#### PROBLEM STATEMENT
Copy each line below exactly and leave the pictures out.

#### DATA PROVIDED
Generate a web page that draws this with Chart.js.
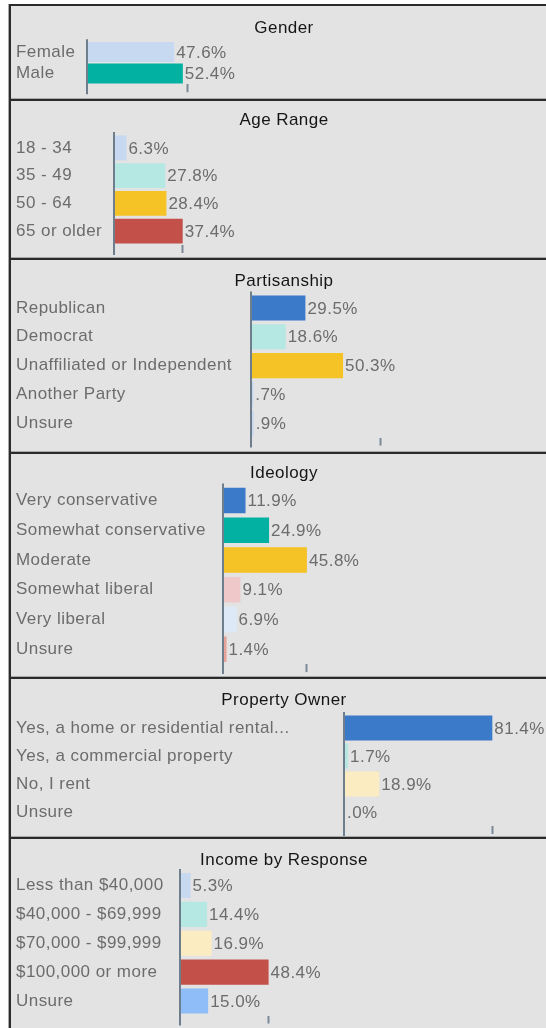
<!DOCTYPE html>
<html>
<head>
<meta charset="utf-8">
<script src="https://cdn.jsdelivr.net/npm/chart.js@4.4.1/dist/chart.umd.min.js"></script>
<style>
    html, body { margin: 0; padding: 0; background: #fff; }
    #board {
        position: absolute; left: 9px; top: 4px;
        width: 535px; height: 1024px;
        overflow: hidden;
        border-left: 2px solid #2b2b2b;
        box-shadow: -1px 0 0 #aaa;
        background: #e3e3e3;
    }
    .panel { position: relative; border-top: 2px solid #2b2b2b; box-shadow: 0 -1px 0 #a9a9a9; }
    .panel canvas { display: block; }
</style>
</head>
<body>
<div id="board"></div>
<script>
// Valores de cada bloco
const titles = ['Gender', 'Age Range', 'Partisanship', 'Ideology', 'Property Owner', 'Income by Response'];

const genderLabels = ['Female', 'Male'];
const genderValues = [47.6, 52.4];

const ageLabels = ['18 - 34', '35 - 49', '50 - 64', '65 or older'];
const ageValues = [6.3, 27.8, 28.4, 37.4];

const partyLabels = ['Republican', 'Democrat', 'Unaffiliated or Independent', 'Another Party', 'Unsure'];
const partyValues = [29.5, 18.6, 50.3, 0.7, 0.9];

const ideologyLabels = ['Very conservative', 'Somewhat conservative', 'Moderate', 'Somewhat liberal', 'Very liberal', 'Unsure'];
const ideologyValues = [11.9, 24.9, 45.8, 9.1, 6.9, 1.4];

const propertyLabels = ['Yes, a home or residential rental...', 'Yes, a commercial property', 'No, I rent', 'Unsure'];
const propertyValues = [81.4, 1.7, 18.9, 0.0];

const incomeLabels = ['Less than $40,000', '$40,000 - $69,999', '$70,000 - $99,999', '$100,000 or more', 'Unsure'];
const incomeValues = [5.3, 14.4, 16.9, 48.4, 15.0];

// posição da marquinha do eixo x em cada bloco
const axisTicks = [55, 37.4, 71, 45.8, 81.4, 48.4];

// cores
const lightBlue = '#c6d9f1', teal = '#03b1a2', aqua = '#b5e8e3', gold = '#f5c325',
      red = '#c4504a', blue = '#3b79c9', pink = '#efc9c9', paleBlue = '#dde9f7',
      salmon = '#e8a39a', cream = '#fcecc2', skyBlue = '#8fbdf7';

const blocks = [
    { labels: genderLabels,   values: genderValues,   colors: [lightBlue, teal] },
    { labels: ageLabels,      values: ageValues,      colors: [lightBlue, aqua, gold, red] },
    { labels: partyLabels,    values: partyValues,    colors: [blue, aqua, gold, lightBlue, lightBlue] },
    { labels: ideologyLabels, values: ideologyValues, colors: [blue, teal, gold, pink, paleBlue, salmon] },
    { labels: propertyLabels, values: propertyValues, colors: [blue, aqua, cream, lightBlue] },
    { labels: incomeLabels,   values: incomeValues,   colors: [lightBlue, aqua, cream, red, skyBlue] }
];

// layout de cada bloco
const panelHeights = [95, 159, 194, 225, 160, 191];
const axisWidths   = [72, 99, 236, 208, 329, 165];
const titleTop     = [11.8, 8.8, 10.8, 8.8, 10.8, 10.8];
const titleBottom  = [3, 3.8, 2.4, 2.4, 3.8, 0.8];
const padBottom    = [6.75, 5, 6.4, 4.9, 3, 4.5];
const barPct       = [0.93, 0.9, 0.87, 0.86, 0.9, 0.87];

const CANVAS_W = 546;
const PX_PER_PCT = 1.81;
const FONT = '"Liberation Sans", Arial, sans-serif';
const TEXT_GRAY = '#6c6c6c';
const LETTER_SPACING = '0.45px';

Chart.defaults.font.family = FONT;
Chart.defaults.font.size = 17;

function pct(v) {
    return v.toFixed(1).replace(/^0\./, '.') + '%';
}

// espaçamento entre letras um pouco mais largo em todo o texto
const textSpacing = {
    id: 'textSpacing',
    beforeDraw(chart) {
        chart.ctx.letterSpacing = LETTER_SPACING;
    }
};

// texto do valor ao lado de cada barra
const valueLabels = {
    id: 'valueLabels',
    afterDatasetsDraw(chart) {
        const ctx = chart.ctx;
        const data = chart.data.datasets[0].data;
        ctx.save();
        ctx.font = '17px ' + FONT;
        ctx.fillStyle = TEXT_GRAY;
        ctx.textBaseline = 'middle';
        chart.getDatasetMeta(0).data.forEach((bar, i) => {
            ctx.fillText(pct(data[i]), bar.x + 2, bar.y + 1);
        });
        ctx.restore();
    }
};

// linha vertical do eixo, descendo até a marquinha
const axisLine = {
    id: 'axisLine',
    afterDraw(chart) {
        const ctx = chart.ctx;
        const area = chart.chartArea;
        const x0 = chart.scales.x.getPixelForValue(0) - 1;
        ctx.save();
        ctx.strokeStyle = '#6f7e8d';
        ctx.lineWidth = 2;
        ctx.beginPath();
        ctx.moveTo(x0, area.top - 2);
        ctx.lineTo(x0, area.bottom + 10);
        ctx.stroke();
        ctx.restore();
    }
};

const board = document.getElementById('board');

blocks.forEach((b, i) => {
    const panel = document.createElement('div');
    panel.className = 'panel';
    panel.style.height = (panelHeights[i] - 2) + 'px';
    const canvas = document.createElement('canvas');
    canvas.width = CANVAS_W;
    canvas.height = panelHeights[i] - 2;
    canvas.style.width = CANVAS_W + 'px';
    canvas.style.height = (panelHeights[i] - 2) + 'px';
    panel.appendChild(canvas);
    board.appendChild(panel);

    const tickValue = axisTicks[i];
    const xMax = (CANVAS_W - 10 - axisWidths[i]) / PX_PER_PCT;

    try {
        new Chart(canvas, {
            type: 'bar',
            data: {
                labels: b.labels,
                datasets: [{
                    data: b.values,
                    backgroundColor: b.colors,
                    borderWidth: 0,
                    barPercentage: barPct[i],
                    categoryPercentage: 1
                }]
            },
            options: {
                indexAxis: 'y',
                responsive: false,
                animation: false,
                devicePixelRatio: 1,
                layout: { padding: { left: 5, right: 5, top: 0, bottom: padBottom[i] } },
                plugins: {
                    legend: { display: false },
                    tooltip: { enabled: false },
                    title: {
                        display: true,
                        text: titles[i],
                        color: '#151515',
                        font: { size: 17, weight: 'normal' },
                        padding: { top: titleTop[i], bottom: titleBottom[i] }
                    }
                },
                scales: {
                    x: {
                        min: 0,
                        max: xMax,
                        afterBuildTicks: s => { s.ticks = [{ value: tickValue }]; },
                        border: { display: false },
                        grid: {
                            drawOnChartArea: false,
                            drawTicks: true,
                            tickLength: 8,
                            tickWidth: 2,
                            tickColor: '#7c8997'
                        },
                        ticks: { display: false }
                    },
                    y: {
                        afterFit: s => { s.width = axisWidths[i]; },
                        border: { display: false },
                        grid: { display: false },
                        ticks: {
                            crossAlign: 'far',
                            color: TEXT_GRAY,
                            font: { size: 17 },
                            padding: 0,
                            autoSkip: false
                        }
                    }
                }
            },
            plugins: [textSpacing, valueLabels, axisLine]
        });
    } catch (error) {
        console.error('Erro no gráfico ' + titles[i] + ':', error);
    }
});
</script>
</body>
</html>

#### FINAL RESULT
Generate a web page that draws this with Chart.js.
<!DOCTYPE html>
<html>
<head>
<meta charset="utf-8">
<script src="https://cdn.jsdelivr.net/npm/chart.js@4.4.1/dist/chart.umd.min.js"></script>
<style>
    html, body { margin: 0; padding: 0; background: #fff; }
    #board {
        position: absolute; left: 9px; top: 4px;
        width: 535px; height: 1024px;
        overflow: hidden;
        border-left: 2px solid #2b2b2b;
        box-shadow: -1px 0 0 #aaa;
        background: #e3e3e3;
    }
    .panel { position: relative; border-top: 2px solid #2b2b2b; box-shadow: 0 -1px 0 #a9a9a9; }
    .panel canvas { display: block; }
</style>
</head>
<body>
<div id="board"></div>
<script>
// Valores de cada bloco
const titles = ['Gender', 'Age Range', 'Partisanship', 'Ideology', 'Property Owner', 'Income by Response'];

const genderLabels = ['Female', 'Male'];
const genderValues = [47.6, 52.4];

const ageLabels = ['18 - 34', '35 - 49', '50 - 64', '65 or older'];
const ageValues = [6.3, 27.8, 28.4, 37.4];

const partyLabels = ['Republican', 'Democrat', 'Unaffiliated or Independent', 'Another Party', 'Unsure'];
const partyValues = [29.5, 18.6, 50.3, 0.7, 0.9];

const ideologyLabels = ['Very conservative', 'Somewhat conservative', 'Moderate', 'Somewhat liberal', 'Very liberal', 'Unsure'];
const ideologyValues = [11.9, 24.9, 45.8, 9.1, 6.9, 1.4];

const propertyLabels = ['Yes, a home or residential rental...', 'Yes, a commercial property', 'No, I rent', 'Unsure'];
const propertyValues = [81.4, 1.7, 18.9, 0.0];

const incomeLabels = ['Less than $40,000', '$40,000 - $69,999', '$70,000 - $99,999', '$100,000 or more', 'Unsure'];
const incomeValues = [5.3, 14.4, 16.9, 48.4, 15.0];

// posição da marquinha do eixo x em cada bloco
const axisTicks = [55, 37.4, 71, 45.8, 81.4, 48.4];

// cores
const lightBlue = '#c6d9f1', teal = '#03b1a2', aqua = '#b5e8e3', gold = '#f5c325',
      red = '#c4504a', blue = '#3b79c9', pink = '#efc9c9', paleBlue = '#dde9f7',
      salmon = '#e8a39a', cream = '#fcecc2', skyBlue = '#8fbdf7';

const blocks = [
    { labels: genderLabels,   values: genderValues,   colors: [lightBlue, teal] },
    { labels: ageLabels,      values: ageValues,      colors: [lightBlue, aqua, gold, red] },
    { labels: partyLabels,    values: partyValues,    colors: [blue, aqua, gold, lightBlue, lightBlue] },
    { labels: ideologyLabels, values: ideologyValues, colors: [blue, teal, gold, pink, paleBlue, salmon] },
    { labels: propertyLabels, values: propertyValues, colors: [blue, aqua, cream, lightBlue] },
    { labels: incomeLabels,   values: incomeValues,   colors: [lightBlue, aqua, cream, red, skyBlue] }
];

// layout de cada bloco
const panelHeights = [95, 159, 194, 225, 160, 191];
const axisWidths   = [72, 99, 236, 208, 329, 165];
const titleTop     = [11.8, 8.8, 10.8, 8.8, 10.8, 10.8];
const titleBottom  = [3, 3.8, 2.4, 2.4, 3.8, 0.8];
const padBottom    = [6.75, 5, 6.4, 4.9, 3, 4.5];
const barPct       = [0.93, 0.9, 0.87, 0.86, 0.9, 0.87];

const CANVAS_W = 546;
const PX_PER_PCT = 1.81;
const FONT = '"Liberation Sans", Arial, sans-serif';
const TEXT_GRAY = '#6c6c6c';
const LETTER_SPACING = '0.45px';

Chart.defaults.font.family = FONT;
Chart.defaults.font.size = 17;

function pct(v) {
    return v.toFixed(1).replace(/^0\./, '.') + '%';
}

// espaçamento entre letras um pouco mais largo em todo o texto
const textSpacing = {
    id: 'textSpacing',
    beforeDraw(chart) {
        chart.ctx.letterSpacing = LETTER_SPACING;
    }
};

// texto do valor ao lado de cada barra
const valueLabels = {
    id: 'valueLabels',
    afterDatasetsDraw(chart) {
        const ctx = chart.ctx;
        const data = chart.data.datasets[0].data;
        ctx.save();
        ctx.font = '17px ' + FONT;
        ctx.fillStyle = TEXT_GRAY;
        ctx.textBaseline = 'middle';
        chart.getDatasetMeta(0).data.forEach((bar, i) => {
            ctx.fillText(pct(data[i]), bar.x + 2, bar.y + 1);
        });
        ctx.restore();
    }
};

// linha vertical do eixo, descendo até a marquinha
const axisLine = {
    id: 'axisLine',
    afterDraw(chart) {
        const ctx = chart.ctx;
        const area = chart.chartArea;
        const x0 = chart.scales.x.getPixelForValue(0) - 1;
        ctx.save();
        ctx.strokeStyle = '#6f7e8d';
        ctx.lineWidth = 2;
        ctx.beginPath();
        ctx.moveTo(x0, area.top - 2);
        ctx.lineTo(x0, area.bottom + 10);
        ctx.stroke();
        ctx.restore();
    }
};

const board = document.getElementById('board');

blocks.forEach((b, i) => {
    const panel = document.createElement('div');
    panel.className = 'panel';
    panel.style.height = (panelHeights[i] - 2) + 'px';
    const canvas = document.createElement('canvas');
    canvas.width = CANVAS_W;
    canvas.height = panelHeights[i] - 2;
    canvas.style.width = CANVAS_W + 'px';
    canvas.style.height = (panelHeights[i] - 2) + 'px';
    panel.appendChild(canvas);
    board.appendChild(panel);

    const tickValue = axisTicks[i];
    const xMax = (CANVAS_W - 10 - axisWidths[i]) / PX_PER_PCT;

    try {
        new Chart(canvas, {
            type: 'bar',
            data: {
                labels: b.labels,
                datasets: [{
                    data: b.values,
                    backgroundColor: b.colors,
                    borderWidth: 0,
                    barPercentage: barPct[i],
                    categoryPercentage: 1
                }]
            },
            options: {
                indexAxis: 'y',
                responsive: false,
                animation: false,
                devicePixelRatio: 1,
                layout: { padding: { left: 5, right: 5, top: 0, bottom: padBottom[i] } },
                plugins: {
                    legend: { display: false },
                    tooltip: { enabled: false },
                    title: {
                        display: true,
                        text: titles[i],
                        color: '#151515',
                        font: { size: 17, weight: 'normal' },
                        padding: { top: titleTop[i], bottom: titleBottom[i] }
                    }
                },
                scales: {
                    x: {
                        min: 0,
                        max: xMax,
                        afterBuildTicks: s => { s.ticks = [{ value: tickValue }]; },
                        border: { display: false },
                        grid: {
                            drawOnChartArea: false,
                            drawTicks: true,
                            tickLength: 8,
                            tickWidth: 2,
                            tickColor: '#7c8997'
                        },
                        ticks: { display: false }
                    },
                    y: {
                        afterFit: s => { s.width = axisWidths[i]; },
                        border: { display: false },
                        grid: { display: false },
                        ticks: {
                            crossAlign: 'far',
                            color: TEXT_GRAY,
                            font: { size: 17 },
                            padding: 0,
                            autoSkip: false
                        }
                    }
                }
            },
            plugins: [textSpacing, valueLabels, axisLine]
        });
    } catch (error) {
        console.error('Erro no gráfico ' + titles[i] + ':', error);
    }
});
</script>
</body>
</html>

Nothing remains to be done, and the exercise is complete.